*WRITTEN EXERCISE*. Locate and copy all lines bearing the word "that".

*INFORMATION SUPPLIED*.
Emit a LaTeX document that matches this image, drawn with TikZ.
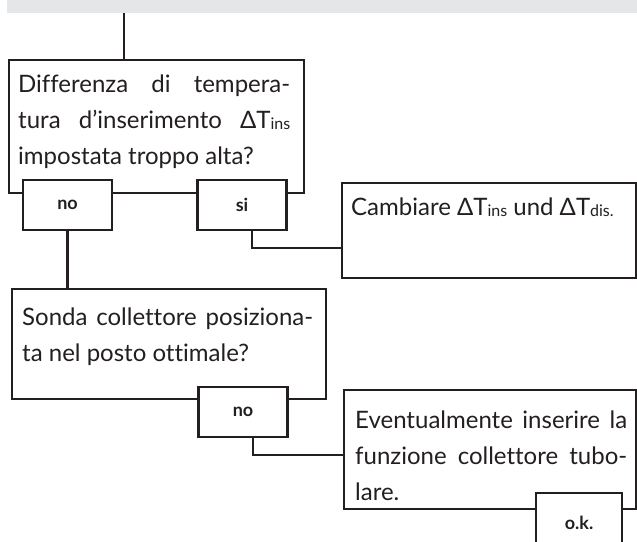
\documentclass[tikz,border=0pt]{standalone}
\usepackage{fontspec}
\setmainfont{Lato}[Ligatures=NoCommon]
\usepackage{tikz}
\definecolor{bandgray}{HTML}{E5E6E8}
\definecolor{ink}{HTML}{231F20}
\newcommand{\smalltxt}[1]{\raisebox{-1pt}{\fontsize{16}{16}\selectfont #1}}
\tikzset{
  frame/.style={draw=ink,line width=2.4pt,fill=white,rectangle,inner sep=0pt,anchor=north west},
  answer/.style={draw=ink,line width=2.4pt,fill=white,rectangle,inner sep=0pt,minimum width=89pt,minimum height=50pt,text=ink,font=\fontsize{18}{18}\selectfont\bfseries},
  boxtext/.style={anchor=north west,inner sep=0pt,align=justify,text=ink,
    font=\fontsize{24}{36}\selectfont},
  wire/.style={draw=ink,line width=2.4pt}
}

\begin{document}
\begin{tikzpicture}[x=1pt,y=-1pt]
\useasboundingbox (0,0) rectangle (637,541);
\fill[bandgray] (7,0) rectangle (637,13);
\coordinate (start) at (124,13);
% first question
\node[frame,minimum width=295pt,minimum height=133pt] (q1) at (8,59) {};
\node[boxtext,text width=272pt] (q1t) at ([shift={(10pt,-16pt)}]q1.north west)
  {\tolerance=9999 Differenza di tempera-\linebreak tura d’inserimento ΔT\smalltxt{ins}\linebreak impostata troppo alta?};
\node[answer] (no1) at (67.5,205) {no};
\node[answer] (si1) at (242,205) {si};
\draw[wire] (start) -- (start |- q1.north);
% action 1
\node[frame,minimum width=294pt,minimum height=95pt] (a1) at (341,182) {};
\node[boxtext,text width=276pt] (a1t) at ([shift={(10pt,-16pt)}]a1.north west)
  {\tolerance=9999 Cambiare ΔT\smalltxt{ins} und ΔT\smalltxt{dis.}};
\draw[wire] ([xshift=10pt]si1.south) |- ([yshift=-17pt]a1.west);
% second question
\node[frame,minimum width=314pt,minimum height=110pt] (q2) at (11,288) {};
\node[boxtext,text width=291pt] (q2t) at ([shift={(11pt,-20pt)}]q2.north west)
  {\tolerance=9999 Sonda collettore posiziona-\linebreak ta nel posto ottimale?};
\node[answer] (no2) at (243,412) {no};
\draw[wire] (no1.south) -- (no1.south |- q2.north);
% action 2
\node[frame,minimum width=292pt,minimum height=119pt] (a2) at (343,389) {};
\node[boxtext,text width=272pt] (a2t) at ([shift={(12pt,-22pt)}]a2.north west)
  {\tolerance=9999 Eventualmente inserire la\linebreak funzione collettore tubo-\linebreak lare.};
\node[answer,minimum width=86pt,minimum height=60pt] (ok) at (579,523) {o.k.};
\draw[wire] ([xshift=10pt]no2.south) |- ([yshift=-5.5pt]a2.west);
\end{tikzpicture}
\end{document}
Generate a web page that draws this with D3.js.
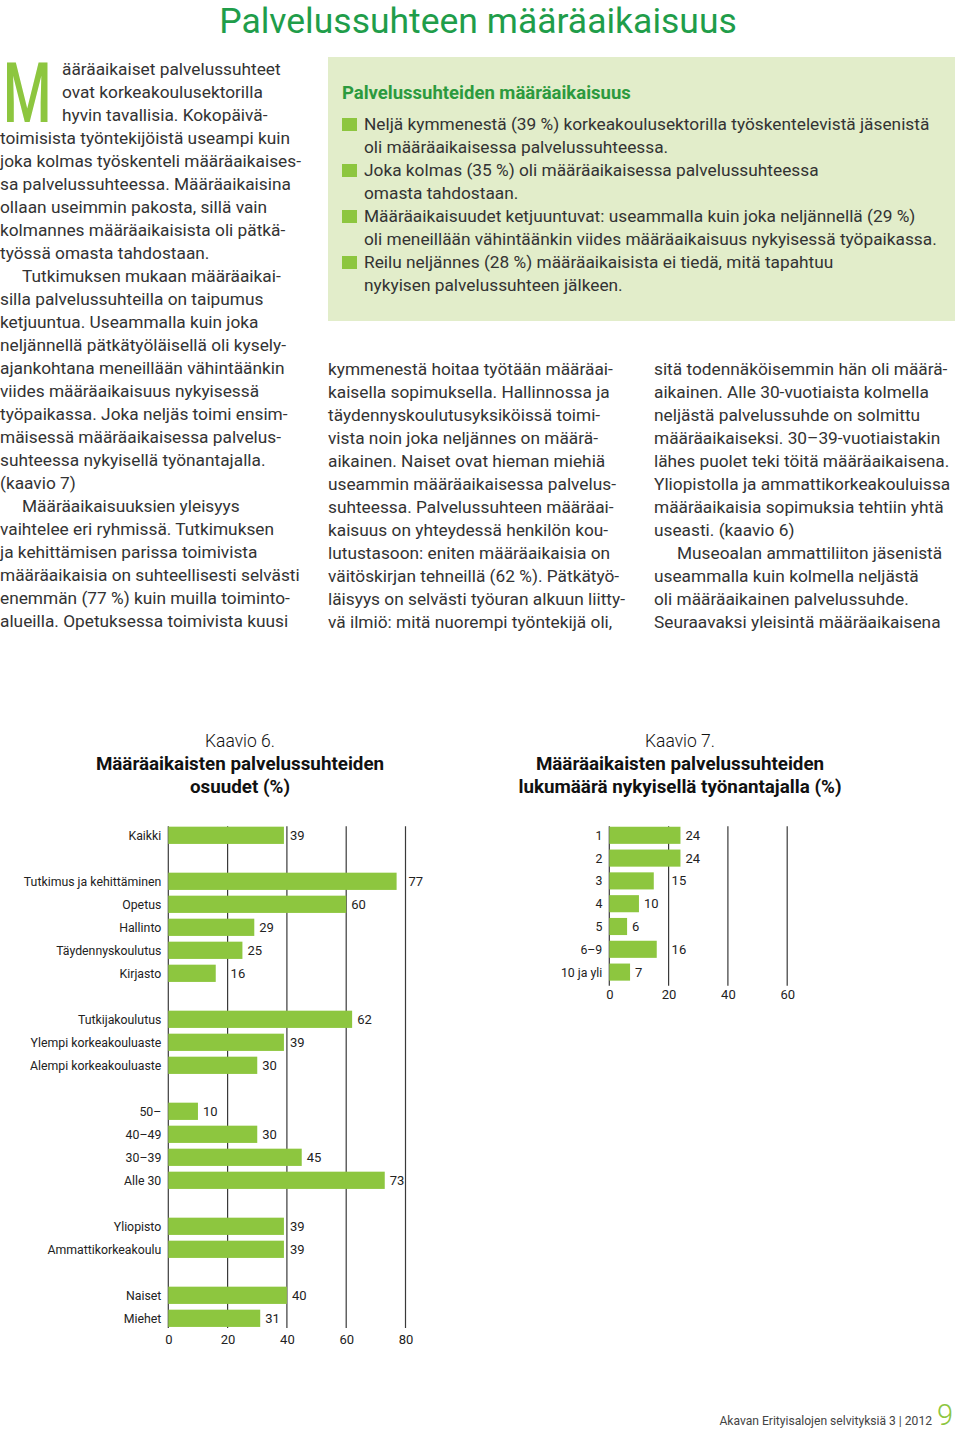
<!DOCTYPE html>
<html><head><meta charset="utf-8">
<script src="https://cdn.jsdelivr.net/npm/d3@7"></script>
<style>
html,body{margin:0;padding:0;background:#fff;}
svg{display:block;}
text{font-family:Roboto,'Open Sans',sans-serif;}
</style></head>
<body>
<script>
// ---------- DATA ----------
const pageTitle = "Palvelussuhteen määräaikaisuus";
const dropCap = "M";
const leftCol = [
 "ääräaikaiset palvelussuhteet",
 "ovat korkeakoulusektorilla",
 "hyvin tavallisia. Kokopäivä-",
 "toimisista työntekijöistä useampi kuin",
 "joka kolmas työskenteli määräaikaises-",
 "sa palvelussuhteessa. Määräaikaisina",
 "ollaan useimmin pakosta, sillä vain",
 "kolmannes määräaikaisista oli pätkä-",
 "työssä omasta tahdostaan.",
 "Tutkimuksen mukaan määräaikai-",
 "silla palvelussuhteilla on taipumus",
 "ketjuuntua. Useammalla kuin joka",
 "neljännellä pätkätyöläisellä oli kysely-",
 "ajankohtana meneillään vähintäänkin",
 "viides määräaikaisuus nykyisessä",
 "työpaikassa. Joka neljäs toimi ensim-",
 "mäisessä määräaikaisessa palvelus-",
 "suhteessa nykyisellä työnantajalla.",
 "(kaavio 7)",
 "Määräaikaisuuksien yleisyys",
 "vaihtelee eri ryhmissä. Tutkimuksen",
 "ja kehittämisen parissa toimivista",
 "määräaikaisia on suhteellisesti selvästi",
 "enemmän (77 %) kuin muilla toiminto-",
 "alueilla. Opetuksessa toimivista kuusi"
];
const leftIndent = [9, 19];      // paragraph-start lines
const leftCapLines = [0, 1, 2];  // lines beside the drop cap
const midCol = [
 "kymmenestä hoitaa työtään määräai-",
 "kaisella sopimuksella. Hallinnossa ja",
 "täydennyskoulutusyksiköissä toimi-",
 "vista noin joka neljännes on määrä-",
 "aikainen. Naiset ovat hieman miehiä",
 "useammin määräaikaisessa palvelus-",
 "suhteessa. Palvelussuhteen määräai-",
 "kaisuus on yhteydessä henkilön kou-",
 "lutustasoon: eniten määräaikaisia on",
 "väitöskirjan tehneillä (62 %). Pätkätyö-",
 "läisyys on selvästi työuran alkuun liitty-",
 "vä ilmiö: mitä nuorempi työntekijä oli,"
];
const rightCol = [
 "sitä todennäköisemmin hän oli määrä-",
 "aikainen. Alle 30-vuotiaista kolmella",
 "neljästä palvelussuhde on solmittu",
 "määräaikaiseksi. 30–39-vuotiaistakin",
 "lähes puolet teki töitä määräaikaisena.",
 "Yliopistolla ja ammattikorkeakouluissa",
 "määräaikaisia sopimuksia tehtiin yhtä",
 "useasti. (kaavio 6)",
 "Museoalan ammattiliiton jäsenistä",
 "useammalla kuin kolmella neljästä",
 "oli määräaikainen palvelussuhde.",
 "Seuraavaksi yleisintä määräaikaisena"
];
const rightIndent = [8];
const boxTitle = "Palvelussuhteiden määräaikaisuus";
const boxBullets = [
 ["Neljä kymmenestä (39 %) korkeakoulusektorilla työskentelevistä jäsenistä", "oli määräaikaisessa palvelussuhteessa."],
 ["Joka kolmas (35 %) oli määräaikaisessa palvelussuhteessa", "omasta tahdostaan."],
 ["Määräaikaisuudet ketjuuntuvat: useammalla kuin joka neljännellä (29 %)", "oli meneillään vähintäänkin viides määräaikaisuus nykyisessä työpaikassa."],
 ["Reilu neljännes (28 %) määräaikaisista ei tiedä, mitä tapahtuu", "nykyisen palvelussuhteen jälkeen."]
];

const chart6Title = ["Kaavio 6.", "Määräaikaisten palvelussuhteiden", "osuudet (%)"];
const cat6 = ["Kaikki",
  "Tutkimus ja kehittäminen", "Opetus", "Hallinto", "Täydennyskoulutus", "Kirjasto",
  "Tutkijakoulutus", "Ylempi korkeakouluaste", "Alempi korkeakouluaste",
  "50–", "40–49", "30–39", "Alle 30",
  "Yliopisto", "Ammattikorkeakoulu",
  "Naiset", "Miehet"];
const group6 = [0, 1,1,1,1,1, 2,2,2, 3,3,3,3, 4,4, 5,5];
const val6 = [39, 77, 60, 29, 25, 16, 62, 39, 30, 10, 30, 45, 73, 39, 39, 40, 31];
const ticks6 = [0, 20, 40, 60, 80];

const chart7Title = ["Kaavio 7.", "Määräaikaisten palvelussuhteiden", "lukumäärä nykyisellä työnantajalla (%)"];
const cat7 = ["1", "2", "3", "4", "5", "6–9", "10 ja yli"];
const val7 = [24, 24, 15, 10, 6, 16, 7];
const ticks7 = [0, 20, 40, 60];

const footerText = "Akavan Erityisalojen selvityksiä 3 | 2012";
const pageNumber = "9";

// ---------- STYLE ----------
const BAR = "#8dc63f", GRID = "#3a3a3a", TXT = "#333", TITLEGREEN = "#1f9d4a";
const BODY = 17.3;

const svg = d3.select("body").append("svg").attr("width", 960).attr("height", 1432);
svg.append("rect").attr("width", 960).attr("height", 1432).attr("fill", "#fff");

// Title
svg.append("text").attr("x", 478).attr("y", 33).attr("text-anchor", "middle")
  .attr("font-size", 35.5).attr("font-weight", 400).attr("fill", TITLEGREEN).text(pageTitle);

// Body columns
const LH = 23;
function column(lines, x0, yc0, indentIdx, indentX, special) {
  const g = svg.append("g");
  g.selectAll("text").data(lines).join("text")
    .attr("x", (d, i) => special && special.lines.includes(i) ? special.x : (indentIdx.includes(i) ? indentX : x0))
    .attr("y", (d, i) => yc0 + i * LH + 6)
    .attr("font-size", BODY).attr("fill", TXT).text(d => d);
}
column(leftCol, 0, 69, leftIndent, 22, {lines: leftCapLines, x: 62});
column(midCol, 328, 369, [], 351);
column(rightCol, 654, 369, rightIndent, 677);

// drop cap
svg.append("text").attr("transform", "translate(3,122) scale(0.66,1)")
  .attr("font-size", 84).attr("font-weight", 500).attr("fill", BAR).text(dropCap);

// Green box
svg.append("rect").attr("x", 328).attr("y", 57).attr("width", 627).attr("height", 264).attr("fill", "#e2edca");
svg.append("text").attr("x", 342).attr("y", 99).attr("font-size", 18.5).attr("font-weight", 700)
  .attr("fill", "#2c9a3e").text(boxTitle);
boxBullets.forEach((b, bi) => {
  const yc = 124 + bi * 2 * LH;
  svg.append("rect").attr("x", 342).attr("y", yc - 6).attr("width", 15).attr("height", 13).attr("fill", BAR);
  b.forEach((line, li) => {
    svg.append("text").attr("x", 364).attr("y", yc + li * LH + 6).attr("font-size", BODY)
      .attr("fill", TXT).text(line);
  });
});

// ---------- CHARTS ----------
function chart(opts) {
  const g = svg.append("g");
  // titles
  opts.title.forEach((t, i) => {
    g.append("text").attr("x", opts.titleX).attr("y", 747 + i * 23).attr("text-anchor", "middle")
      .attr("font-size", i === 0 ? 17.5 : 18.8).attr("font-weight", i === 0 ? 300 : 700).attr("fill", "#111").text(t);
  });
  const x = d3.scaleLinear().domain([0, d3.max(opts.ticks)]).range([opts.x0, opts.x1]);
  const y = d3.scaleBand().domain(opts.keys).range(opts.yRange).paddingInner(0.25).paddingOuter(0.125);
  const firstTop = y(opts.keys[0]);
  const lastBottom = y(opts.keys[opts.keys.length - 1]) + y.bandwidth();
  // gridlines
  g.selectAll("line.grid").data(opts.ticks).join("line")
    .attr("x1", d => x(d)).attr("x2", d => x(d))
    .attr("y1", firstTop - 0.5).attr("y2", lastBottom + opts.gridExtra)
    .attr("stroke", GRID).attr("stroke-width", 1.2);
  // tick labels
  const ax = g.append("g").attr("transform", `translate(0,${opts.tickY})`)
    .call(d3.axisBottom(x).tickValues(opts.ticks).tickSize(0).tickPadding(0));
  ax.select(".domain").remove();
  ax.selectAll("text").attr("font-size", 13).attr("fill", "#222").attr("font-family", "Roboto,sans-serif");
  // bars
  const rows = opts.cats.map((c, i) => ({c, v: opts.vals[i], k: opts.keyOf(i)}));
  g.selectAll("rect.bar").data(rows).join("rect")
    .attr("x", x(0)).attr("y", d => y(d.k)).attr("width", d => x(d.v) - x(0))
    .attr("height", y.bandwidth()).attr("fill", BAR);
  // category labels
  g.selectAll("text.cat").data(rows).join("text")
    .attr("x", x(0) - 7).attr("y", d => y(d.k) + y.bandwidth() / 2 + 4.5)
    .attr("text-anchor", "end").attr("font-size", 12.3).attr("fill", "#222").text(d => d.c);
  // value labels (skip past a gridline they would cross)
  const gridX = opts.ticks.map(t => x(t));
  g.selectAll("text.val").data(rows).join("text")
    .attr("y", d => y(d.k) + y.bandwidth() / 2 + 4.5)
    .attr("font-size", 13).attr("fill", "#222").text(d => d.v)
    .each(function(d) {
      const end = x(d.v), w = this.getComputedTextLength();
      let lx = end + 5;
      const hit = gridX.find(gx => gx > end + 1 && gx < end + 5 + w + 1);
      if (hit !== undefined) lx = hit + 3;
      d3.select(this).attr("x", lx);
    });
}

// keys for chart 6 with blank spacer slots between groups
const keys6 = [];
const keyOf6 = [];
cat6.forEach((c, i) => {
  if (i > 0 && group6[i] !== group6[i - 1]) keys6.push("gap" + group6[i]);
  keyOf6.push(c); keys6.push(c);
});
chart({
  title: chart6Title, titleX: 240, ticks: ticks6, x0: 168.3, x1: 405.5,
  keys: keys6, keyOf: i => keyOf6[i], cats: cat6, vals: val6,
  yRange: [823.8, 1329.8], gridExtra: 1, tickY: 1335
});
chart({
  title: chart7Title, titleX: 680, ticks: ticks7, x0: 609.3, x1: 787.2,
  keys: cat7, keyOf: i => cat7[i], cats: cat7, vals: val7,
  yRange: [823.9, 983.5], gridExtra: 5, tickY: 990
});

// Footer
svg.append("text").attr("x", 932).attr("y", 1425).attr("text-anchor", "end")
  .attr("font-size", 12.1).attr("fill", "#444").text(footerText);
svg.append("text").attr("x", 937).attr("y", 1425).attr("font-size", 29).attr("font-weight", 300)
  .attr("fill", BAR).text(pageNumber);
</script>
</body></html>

*RESULT OF THIS EXERCISE*.
Emit a LaTeX document that matches this image, drawn with TikZ.
Generate a web page that draws this with D3.js.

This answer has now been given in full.